> **What you are asked to do**
Will you write out the data exactly, excluding every picture?
— Begin Provided data —
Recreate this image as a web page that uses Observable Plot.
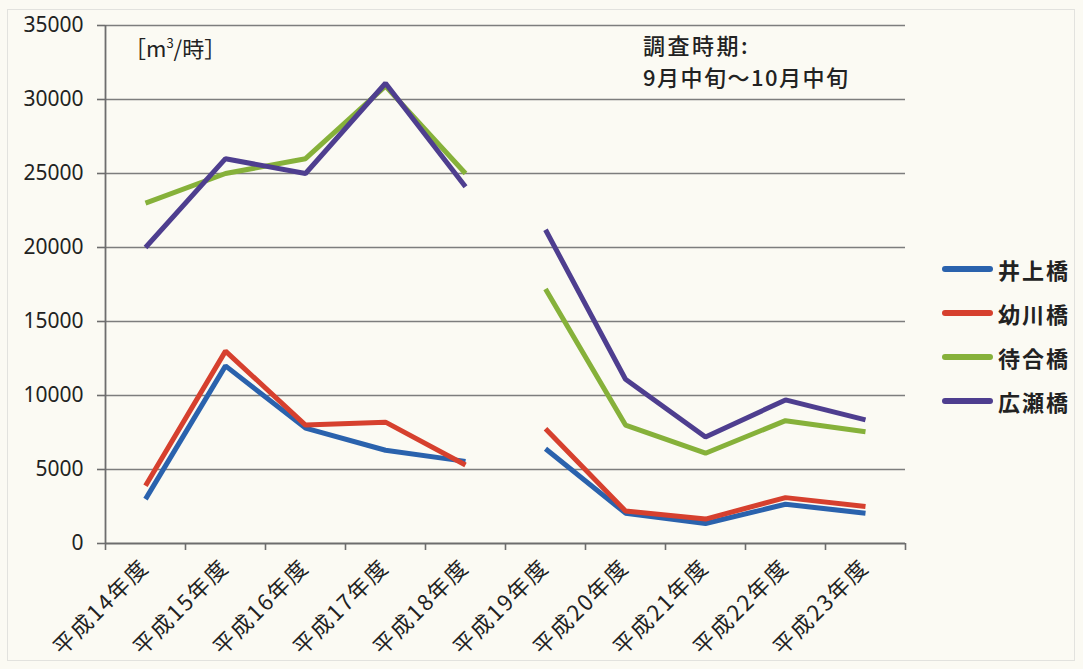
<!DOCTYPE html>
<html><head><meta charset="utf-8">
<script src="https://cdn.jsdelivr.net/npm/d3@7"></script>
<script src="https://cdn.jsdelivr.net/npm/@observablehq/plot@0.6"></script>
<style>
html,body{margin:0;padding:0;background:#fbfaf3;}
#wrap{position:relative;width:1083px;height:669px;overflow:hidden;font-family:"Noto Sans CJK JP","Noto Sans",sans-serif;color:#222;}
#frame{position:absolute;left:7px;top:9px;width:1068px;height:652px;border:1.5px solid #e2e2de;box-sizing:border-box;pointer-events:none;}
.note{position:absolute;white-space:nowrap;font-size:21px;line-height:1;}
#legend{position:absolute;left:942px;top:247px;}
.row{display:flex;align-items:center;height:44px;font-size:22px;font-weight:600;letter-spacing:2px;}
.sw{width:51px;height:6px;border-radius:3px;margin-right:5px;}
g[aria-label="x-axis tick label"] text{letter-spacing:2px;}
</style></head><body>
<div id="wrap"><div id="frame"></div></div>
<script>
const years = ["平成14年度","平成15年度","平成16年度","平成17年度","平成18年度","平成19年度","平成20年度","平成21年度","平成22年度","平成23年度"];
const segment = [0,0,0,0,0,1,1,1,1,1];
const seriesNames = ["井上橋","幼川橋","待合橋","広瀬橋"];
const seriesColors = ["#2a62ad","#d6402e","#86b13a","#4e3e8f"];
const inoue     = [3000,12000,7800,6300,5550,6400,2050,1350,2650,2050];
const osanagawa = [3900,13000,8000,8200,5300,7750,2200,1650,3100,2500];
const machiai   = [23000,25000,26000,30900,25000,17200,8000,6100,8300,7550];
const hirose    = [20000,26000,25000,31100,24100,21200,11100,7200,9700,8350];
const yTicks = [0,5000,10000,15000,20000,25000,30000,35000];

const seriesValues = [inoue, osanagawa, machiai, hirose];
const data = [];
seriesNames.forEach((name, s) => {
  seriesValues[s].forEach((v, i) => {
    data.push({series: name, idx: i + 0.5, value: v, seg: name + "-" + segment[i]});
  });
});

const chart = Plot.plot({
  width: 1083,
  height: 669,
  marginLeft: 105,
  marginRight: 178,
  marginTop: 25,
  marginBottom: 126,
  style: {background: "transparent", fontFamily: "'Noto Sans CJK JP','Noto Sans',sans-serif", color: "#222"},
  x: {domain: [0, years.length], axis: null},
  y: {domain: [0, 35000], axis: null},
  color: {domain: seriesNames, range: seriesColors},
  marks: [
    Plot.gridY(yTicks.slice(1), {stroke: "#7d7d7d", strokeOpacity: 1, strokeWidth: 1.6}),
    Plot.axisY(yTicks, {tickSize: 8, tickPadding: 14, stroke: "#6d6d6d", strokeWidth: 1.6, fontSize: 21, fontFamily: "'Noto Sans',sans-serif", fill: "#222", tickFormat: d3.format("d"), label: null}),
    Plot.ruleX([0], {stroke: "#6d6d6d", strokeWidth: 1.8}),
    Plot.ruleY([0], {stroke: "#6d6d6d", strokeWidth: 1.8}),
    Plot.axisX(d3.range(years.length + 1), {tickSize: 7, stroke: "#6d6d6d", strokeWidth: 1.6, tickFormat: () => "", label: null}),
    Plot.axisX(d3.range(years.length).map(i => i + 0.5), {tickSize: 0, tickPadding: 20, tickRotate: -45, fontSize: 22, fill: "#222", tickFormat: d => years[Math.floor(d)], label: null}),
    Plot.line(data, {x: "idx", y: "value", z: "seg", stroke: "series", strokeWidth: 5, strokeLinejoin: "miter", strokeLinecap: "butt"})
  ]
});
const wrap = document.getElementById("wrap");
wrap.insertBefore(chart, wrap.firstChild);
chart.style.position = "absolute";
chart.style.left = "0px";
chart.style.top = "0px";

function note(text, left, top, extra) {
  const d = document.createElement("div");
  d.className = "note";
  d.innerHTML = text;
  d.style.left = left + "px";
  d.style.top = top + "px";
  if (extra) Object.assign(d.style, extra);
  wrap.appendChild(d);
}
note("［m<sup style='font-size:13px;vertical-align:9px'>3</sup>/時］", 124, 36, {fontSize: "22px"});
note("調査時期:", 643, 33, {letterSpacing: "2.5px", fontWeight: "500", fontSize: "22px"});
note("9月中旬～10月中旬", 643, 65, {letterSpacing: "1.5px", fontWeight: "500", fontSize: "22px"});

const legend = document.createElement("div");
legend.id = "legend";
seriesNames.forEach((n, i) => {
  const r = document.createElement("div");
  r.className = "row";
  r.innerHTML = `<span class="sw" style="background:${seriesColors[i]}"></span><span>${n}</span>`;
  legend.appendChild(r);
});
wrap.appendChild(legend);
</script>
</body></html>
— End Provided data —
> **Task response**
Recreate this image as a web page that uses Observable Plot.
<!DOCTYPE html>
<html><head><meta charset="utf-8">
<script src="https://cdn.jsdelivr.net/npm/d3@7"></script>
<script src="https://cdn.jsdelivr.net/npm/@observablehq/plot@0.6"></script>
<style>
html,body{margin:0;padding:0;background:#fbfaf3;}
#wrap{position:relative;width:1083px;height:669px;overflow:hidden;font-family:"Noto Sans CJK JP","Noto Sans",sans-serif;color:#222;}
#frame{position:absolute;left:7px;top:9px;width:1068px;height:652px;border:1.5px solid #e2e2de;box-sizing:border-box;pointer-events:none;}
.note{position:absolute;white-space:nowrap;font-size:21px;line-height:1;}
#legend{position:absolute;left:942px;top:247px;}
.row{display:flex;align-items:center;height:44px;font-size:22px;font-weight:600;letter-spacing:2px;}
.sw{width:51px;height:6px;border-radius:3px;margin-right:5px;}
g[aria-label="x-axis tick label"] text{letter-spacing:2px;}
</style></head><body>
<div id="wrap"><div id="frame"></div></div>
<script>
const years = ["平成14年度","平成15年度","平成16年度","平成17年度","平成18年度","平成19年度","平成20年度","平成21年度","平成22年度","平成23年度"];
const segment = [0,0,0,0,0,1,1,1,1,1];
const seriesNames = ["井上橋","幼川橋","待合橋","広瀬橋"];
const seriesColors = ["#2a62ad","#d6402e","#86b13a","#4e3e8f"];
const inoue     = [3000,12000,7800,6300,5550,6400,2050,1350,2650,2050];
const osanagawa = [3900,13000,8000,8200,5300,7750,2200,1650,3100,2500];
const machiai   = [23000,25000,26000,30900,25000,17200,8000,6100,8300,7550];
const hirose    = [20000,26000,25000,31100,24100,21200,11100,7200,9700,8350];
const yTicks = [0,5000,10000,15000,20000,25000,30000,35000];

const seriesValues = [inoue, osanagawa, machiai, hirose];
const data = [];
seriesNames.forEach((name, s) => {
  seriesValues[s].forEach((v, i) => {
    data.push({series: name, idx: i + 0.5, value: v, seg: name + "-" + segment[i]});
  });
});

const chart = Plot.plot({
  width: 1083,
  height: 669,
  marginLeft: 105,
  marginRight: 178,
  marginTop: 25,
  marginBottom: 126,
  style: {background: "transparent", fontFamily: "'Noto Sans CJK JP','Noto Sans',sans-serif", color: "#222"},
  x: {domain: [0, years.length], axis: null},
  y: {domain: [0, 35000], axis: null},
  color: {domain: seriesNames, range: seriesColors},
  marks: [
    Plot.gridY(yTicks.slice(1), {stroke: "#7d7d7d", strokeOpacity: 1, strokeWidth: 1.6}),
    Plot.axisY(yTicks, {tickSize: 8, tickPadding: 14, stroke: "#6d6d6d", strokeWidth: 1.6, fontSize: 21, fontFamily: "'Noto Sans',sans-serif", fill: "#222", tickFormat: d3.format("d"), label: null}),
    Plot.ruleX([0], {stroke: "#6d6d6d", strokeWidth: 1.8}),
    Plot.ruleY([0], {stroke: "#6d6d6d", strokeWidth: 1.8}),
    Plot.axisX(d3.range(years.length + 1), {tickSize: 7, stroke: "#6d6d6d", strokeWidth: 1.6, tickFormat: () => "", label: null}),
    Plot.axisX(d3.range(years.length).map(i => i + 0.5), {tickSize: 0, tickPadding: 20, tickRotate: -45, fontSize: 22, fill: "#222", tickFormat: d => years[Math.floor(d)], label: null}),
    Plot.line(data, {x: "idx", y: "value", z: "seg", stroke: "series", strokeWidth: 5, strokeLinejoin: "miter", strokeLinecap: "butt"})
  ]
});
const wrap = document.getElementById("wrap");
wrap.insertBefore(chart, wrap.firstChild);
chart.style.position = "absolute";
chart.style.left = "0px";
chart.style.top = "0px";

function note(text, left, top, extra) {
  const d = document.createElement("div");
  d.className = "note";
  d.innerHTML = text;
  d.style.left = left + "px";
  d.style.top = top + "px";
  if (extra) Object.assign(d.style, extra);
  wrap.appendChild(d);
}
note("［m<sup style='font-size:13px;vertical-align:9px'>3</sup>/時］", 124, 36, {fontSize: "22px"});
note("調査時期:", 643, 33, {letterSpacing: "2.5px", fontWeight: "500", fontSize: "22px"});
note("9月中旬～10月中旬", 643, 65, {letterSpacing: "1.5px", fontWeight: "500", fontSize: "22px"});

const legend = document.createElement("div");
legend.id = "legend";
seriesNames.forEach((n, i) => {
  const r = document.createElement("div");
  r.className = "row";
  r.innerHTML = `<span class="sw" style="background:${seriesColors[i]}"></span><span>${n}</span>`;
  legend.appendChild(r);
});
wrap.appendChild(legend);
</script>
</body></html>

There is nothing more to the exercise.